The brilliance of Inoue’s karaoke machine is that it put social anxieties in perspective.

Singing your favorite songs, and singing your heart out, knowing full well that you may not be very good, and accepting that fact, is a liberating experience.

 Music Sahrawi/Shutterstock
Leaning into discomfort allows you to accept yourself as imperfect by nature.
Source: Music Sahrawi/Shutterstock

Adversity Is Our Teacher

For much of human history, great hardship was viewed as the most noble of pursuits. The tougher, the better. Yet, in modern society, we often think the opposite. We believe the goal of life is to be happy all the time. Comfort and convenience are so alluring, it’s easy to lose sight of the value of adversity. While we chase comfort, we ignore our negative feelings, run away from fear, and become complacent. We don’t realize that adversity is our greatest teacher.

So, what’s your relationship with discomfort?

Reframing Discomfort

Do you flinch from pain or do you lean in and use it to grow? It’s inevitable you will fall down in life and work. The question is whether you get back up and how fast you rebound. We need to reframe how we see our discomfort. To do that, we first need a deeper understanding of pain.
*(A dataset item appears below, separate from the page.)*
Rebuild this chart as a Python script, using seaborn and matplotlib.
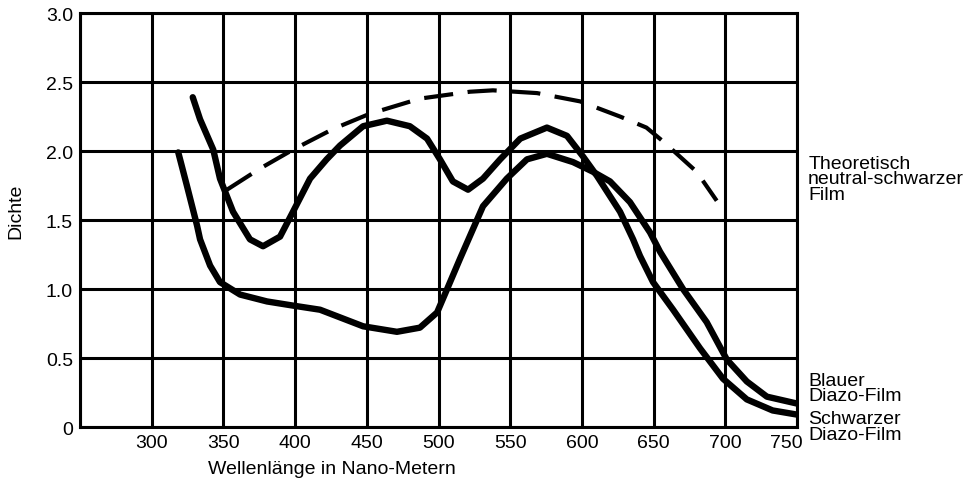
import matplotlib
matplotlib.use("Agg")
import matplotlib.pyplot as plt
import matplotlib.transforms as mtrans
import seaborn as sns
import pandas as pd

# Schwarzer Diazo-Film (double hump)
schwarz_x = [328.6, 333.7, 342.9, 347.6, 356.7, 368.5, 377.6, 389.5, 398.5, 410.4, 422.0,
             431.3, 447.4, 464.0, 480.0, 492.0, 501.0, 510.0, 520.6, 531.0, 543.0, 557.0,
             575.6, 589.6, 600.8, 610.5, 626.6, 635.7, 640.5, 649.6, 663.6, 682.4, 698.4,
             715.0, 733.0, 750.0]
schwarz_y = [2.39, 2.23, 2.01, 1.80, 1.56, 1.36, 1.31, 1.38, 1.56, 1.80, 1.94,
             2.04, 2.18, 2.22, 2.18, 2.09, 1.94, 1.78, 1.72, 1.80, 1.94, 2.09,
             2.17, 2.11, 1.96, 1.82, 1.56, 1.36, 1.24, 1.05, 0.85, 0.57, 0.35,
             0.20, 0.12, 0.09]

# Blauer Diazo-Film (single hump)
blau_x = [318.5, 324.5, 331.6, 333.7, 340.7, 347.6, 361.6, 380.4, 398.5, 417.4, 447.4,
          471.0, 487.0, 499.0, 506.0, 515.0, 531.0, 547.6, 561.7, 575.6, 593.8, 607.7,
          619.6, 633.5, 647.5, 654.5, 670.5, 687.0, 701.0, 715.0, 729.0, 750.0]
blau_y = [1.99, 1.75, 1.46, 1.36, 1.17, 1.05, 0.96, 0.91, 0.88, 0.85, 0.73,
          0.69, 0.72, 0.83, 1.00, 1.22, 1.60, 1.80, 1.94, 1.98, 1.92, 1.85,
          1.78, 1.63, 1.41, 1.27, 1.00, 0.76, 0.49, 0.33, 0.22, 0.17]

# Theoretisch neutral-schwarzer Film (dashed)
theo_x = [352.5, 375.0, 398.5, 426.5, 452.0, 487.0, 522.0, 538.0, 568.7, 598.7, 626.6,
          645.0, 656.6, 680.0, 694.0]
theo_y = [1.72, 1.87, 2.01, 2.16, 2.27, 2.38, 2.43, 2.44, 2.42, 2.36, 2.25,
          2.17, 2.07, 1.85, 1.64]

x_ticks = [300, 350, 400, 450, 500, 550, 600, 650, 700, 750]
y_ticks = [0, 0.5, 1.0, 1.5, 2.0, 2.5, 3.0]
y_tick_labels = ["0", "0.5", "1.0", "1.5", "2.0", "2.5", "3.0"]

sns.set_style("white")
plt.rcParams["font.family"] = ["Liberation Sans", "DejaVu Sans"]
plt.rcParams["text.color"] = "black"
plt.rcParams["xtick.color"] = "black"
plt.rcParams["ytick.color"] = "black"

FS = 14

fig = plt.figure(figsize=(9.69, 4.85), dpi=100)
ax = fig.add_axes([0.0826, 0.1175, 0.7399, 0.8535])

df_s = pd.DataFrame({"x": schwarz_x, "y": schwarz_y})
df_b = pd.DataFrame({"x": blau_x, "y": blau_y})
df_t = pd.DataFrame({"x": theo_x, "y": theo_y})

for v in range(250, 751, 50):
    ax.axvline(v, color="black", lw=2.2, zorder=1)
for v in y_ticks:
    ax.axhline(v, color="black", lw=2.2, zorder=1)

sns.lineplot(data=df_s, x="x", y="y", sort=False, ax=ax, color="black", lw=4.6,
             solid_capstyle="round", solid_joinstyle="round", zorder=3)
sns.lineplot(data=df_b, x="x", y="y", sort=False, ax=ax, color="black", lw=4.6,
             solid_capstyle="round", solid_joinstyle="round", zorder=3)
sns.lineplot(data=df_t, x="x", y="y", sort=False, ax=ax, color="black", lw=3.0,
             zorder=3, dashes=False)
ax.lines[-1].set_dashes([7, 3.5])

ax.set_xlim(250, 750)
ax.set_ylim(0, 3.0)
ax.set_xticks(x_ticks)
ax.set_xticklabels([str(t) for t in x_ticks], fontsize=FS)
ax.set_yticks(y_ticks)
ax.set_yticklabels(y_tick_labels, fontsize=FS)
ax.tick_params(length=0, pad=5, colors="black")
for s in ax.spines.values():
    s.set_linewidth(2.2)
    s.set_color("black")

# the last x label sits slightly left of its grid line in the reference
last = ax.get_xticklabels()[-1]
last.set_transform(last.get_transform() + mtrans.ScaledTranslation(-0.11, 0, fig.dpi_scale_trans))

ax.set_xlabel("")
ax.set_ylabel("")
fig.text(0.343, 0.031, "Wellenlänge in Nano-Metern", ha="center", va="center", fontsize=FS)
fig.text(0.016, 0.565, "Dichte", ha="center", va="center", rotation=90, fontsize=FS)

fig.text(0.834, 0.629, "Theoretisch\nneutral-schwarzer\nFilm", ha="left", va="center",
         fontsize=FS, linespacing=0.9)
fig.text(0.834, 0.198, "Blauer\nDiazo-Film", ha="left", va="center",
         fontsize=FS, linespacing=0.9)
fig.text(0.834, 0.118, "Schwarzer\nDiazo-Film", ha="left", va="center",
         fontsize=FS, linespacing=0.9)

fig.savefig("out.png", dpi=100)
Get Rid of the Second Arrow of Pain

An ancient Buddhist parable explains that pain comes in two parts. The first arrow is the initial pain, such as a failure, rejection, loss, or a simple backache. The second arrow is self-inflicted pain, caused by the story we tell ourselves about the situation. We fail, then we get hit by the arrow of self-doubt.

  • We are rejected, then we get hit by the arrow of resentment.
  • We lose something we want, then we get hit by the arrow of sadness.
  • We feel back pain, and we imagine chronic disability.
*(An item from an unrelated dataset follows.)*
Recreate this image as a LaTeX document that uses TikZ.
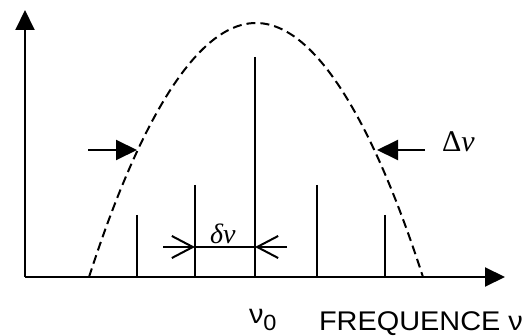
\documentclass[tikz,border=0pt]{standalone}
\usepackage{fontspec}
\setmainfont[FakeStretch=1.07]{Liberation Sans}
\newfontfamily\seriffont{Liberation Serif}
\usetikzlibrary{arrows.meta}

\begin{document}
\begin{tikzpicture}[x=1pt,y=-1pt,line width=2pt]
\tikzstyle{axis}=[-{Triangle[length=20pt,width=19pt]}]
\tikzstyle{envelope}=[dash pattern=on 9pt off 5pt]
\tikzstyle{widtharrow}=[-{Triangle[length=21pt,width=20pt]}]
\tikzstyle{spacing}=[-{Straight Barb[length=21pt,width=22pt]}]
\tikzstyle{sanslabel}=[inner sep=0pt,font=\fontsize{27}{32}\selectfont]
\tikzstyle{seriflabel}=[inner sep=0pt,font=\seriffont\fontsize{28}{32}\selectfont]

\useasboundingbox (0,0) rectangle (526,336);

% axes
\coordinate (origin) at (25,277);
\coordinate (ytip) at (25,10);
\coordinate (xtip) at (505,277);
\draw[axis] (origin) -- (ytip);
\draw[axis] (origin) -- (xtip);

% envelope
\coordinate (envleft) at (89,277);
\coordinate (envtop) at (256,23);
\coordinate (envright) at (423,277);
\draw[envelope] (envleft) parabola bend (envtop) (envright);

% modes
\coordinate (mode1) at (137,215);
\coordinate (mode2) at (195,185);
\coordinate (mode3) at (255,57);
\coordinate (mode4) at (317,185);
\coordinate (mode5) at (385,215);
\draw (mode1) -- (mode1 |- origin);
\draw (mode2) -- (mode2 |- origin);
\draw (mode3) -- (mode3 |- origin);
\draw (mode4) -- (mode4 |- origin);
\draw (mode5) -- (mode5 |- origin);

% mode spacing
\coordinate (gapleft) at (163,247);
\coordinate (gapright) at (287,247);
\coordinate (gapa) at (mode2 |- gapleft);
\coordinate (gapb) at (mode3 |- gapleft);
\draw[spacing] (gapleft) -- (gapa);
\draw (gapa) -- (gapb);
\draw[spacing] (gapright) -- (gapb);
\node[seriflabel,anchor=base west] (deltanu) at (209,243) {\textit{δν}};

% bandwidth
\coordinate (bwleft) at (88,150);
\coordinate (bwlefttip) at (137,150);
\coordinate (bwright) at (425,150);
\coordinate (bwrighttip) at (377,150);
\draw[widtharrow] (bwleft) -- (bwlefttip);
\draw[widtharrow] (bwright) -- (bwrighttip);
\node[seriflabel,font=\seriffont\fontsize{30}{34}\selectfont,anchor=base west] (bandwidth) at (441,152) {Δ\textit{ν}};

% axis labels
\node[sanslabel,anchor=base west] (nuzero) at (248,323) {ν\raisebox{-7pt}{\fontsize{22}{26}\selectfont 0}};
\node[sanslabel,anchor=base west] (frequency) at (318,330) {FREQUENCE ν};
\end{tikzpicture}
\end{document}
The Buddha taught that there is no relief from the first arrow. It hurts and we must accept that.

It’s What We Do With the Second Arrow That Matters

So, when you feel discomfort, don’t shy away from the heat. Instead, walk intentionally across the hot coals. Like physical pain, discomfort serves a critical role for alerting you to what needs to be accepted, changed, or avoided. You will be a more agile and resilient person if you make friends with the ups and downs of life.
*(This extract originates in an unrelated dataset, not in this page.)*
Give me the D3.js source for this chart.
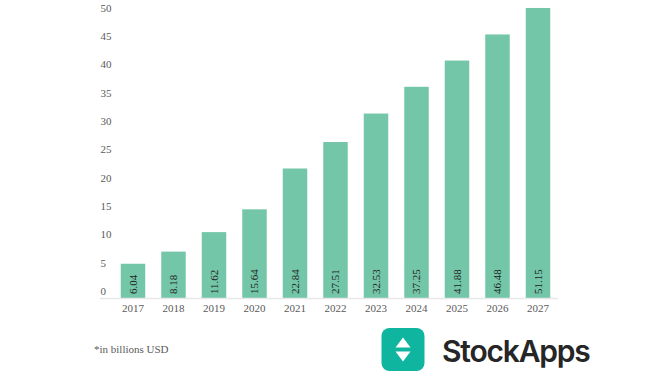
<!DOCTYPE html>
<html>
<head>
<meta charset="utf-8">
<script src="https://cdn.jsdelivr.net/npm/d3@7"></script>
<style>
  html, body { margin: 0; padding: 0; background: #fff; }
  svg { display: block; }
  text { font-family: "Liberation Serif", serif; }
</style>
</head>
<body>
<svg id="chart" width="660" height="371"></svg>
<script>
const years = [2017, 2018, 2019, 2020, 2021, 2022, 2023, 2024, 2025, 2026, 2027];
const values = [6.04, 8.18, 11.62, 15.64, 22.84, 27.51, 32.53, 37.25, 41.88, 46.48, 51.15];
const yTicks = [0, 5, 10, 15, 20, 25, 30, 35, 40, 45, 50];
const note = "*in billions USD";
const brand = "StockApps";

const svg = d3.select("#chart");
const baseline = 298;

const xscale = d3.scaleBand()
    .domain(years)
    .range([112.75, 558.25])
    .paddingInner(0.395)
    .paddingOuter(0.1975);

const yscale = d3.scaleLinear()
    .domain([0, 50])
    .range([baseline, baseline - 283.5]);

// bars
svg.append("g")
    .selectAll("rect")
    .data(values)
    .join("rect")
    .attr("x", (d, i) => xscale(years[i]))
    .attr("y", d => yscale(d))
    .attr("width", xscale.bandwidth())
    .attr("height", d => baseline - yscale(d))
    .attr("fill", "#73c6a8");

// baseline
svg.append("line")
    .attr("x1", 100).attr("x2", 558)
    .attr("y1", baseline + 0.5).attr("y2", baseline + 0.5)
    .attr("stroke", "#e8e8e8")
    .attr("stroke-width", 1.5);

// y axis, labels sit above their gridline position
const yaxis = svg.append("g")
    .attr("transform", "translate(100.5, -7)")
    .call(d3.axisLeft(yscale).tickValues(yTicks).tickSize(0).tickPadding(0));
yaxis.select(".domain").remove();
yaxis.selectAll("text")
    .attr("x", 0)
    .attr("text-anchor", "start")
    .attr("fill", "#5a5a5a")
    .style("font-family", "'Liberation Serif', serif")
    .style("font-size", "11px");

// x axis
const xaxis = svg.append("g")
    .attr("transform", `translate(0, ${baseline})`)
    .call(d3.axisBottom(xscale).tickSize(0).tickPadding(6));
xaxis.select(".domain").remove();
xaxis.selectAll("text")
    .attr("fill", "#5a5a5a")
    .style("font-family", "'Liberation Serif', serif")
    .style("font-size", "11px");

// value labels
svg.append("g")
    .selectAll("text")
    .data(values)
    .join("text")
    .attr("transform", (d, i) => `translate(${xscale(years[i]) + xscale.bandwidth() / 2 + 3.5}, 294) rotate(-90)`)
    .attr("fill", "#222")
    .style("font-size", "11px")
    .text(d => d.toFixed(2));

// footnote
svg.append("text")
    .attr("x", 94).attr("y", 353)
    .attr("fill", "#5a5a5a")
    .style("font-size", "11px")
    .text(note);

// logo
const logo = svg.append("g").attr("transform", "translate(403, 349.5)");
logo.append("rect")
    .attr("x", -21.5).attr("y", -21.5)
    .attr("width", 43).attr("height", 43)
    .attr("rx", 8)
    .attr("fill", "#10b5a0");
logo.append("path")
    .attr("d", d3.line()([[0, -12], [7.5, -2], [-7.5, -2], [0, -12]]))
    .attr("fill", "#fff");
logo.append("path")
    .attr("d", d3.line()([[0, 12], [7.5, 2], [-7.5, 2], [0, 12]]))
    .attr("fill", "#fff");

svg.append("text")
    .attr("x", 442).attr("y", 362)
    .attr("fill", "#262626")
    .style("font-family", "Inter, sans-serif")
    .style("font-weight", 600)
    .style("font-size", "30px")
    .style("letter-spacing", "-1.2px")
    .text(brand);
</script>
</body>
</html>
Tips for Healthy and Conscious Living

  1. Be willing to embrace the unknown. Every time you breathe, the world changes. Stability is an illusion.
  2. Distinguish between what you can and cannot control. Focusing on what you cannot control is an anxiety producer and time waster.
  3. Become comfortable with being uncomfortable. Accept yourself as imperfect by nature and lean into discomfort when you are able.
  4. Be tough enough to be gentle with yourself. When you are feeling vulnerable, know that you have been there before and the sun will rise tomorrow.
  5. Pause, reflect, refresh. If you fall down, recommit to your purpose, rest up, and tomorrow get back on the bike.

References

Rosen, Robert, Just Enough Anxiety: The Hidden Driver of Business Success. NY: Penguin.

Rosen, Bob & Swann, Emma-Kate (2018). CONSCIOUS: The Power of Awareness in Business and LIfe. Hoboken, NJ: Wiley.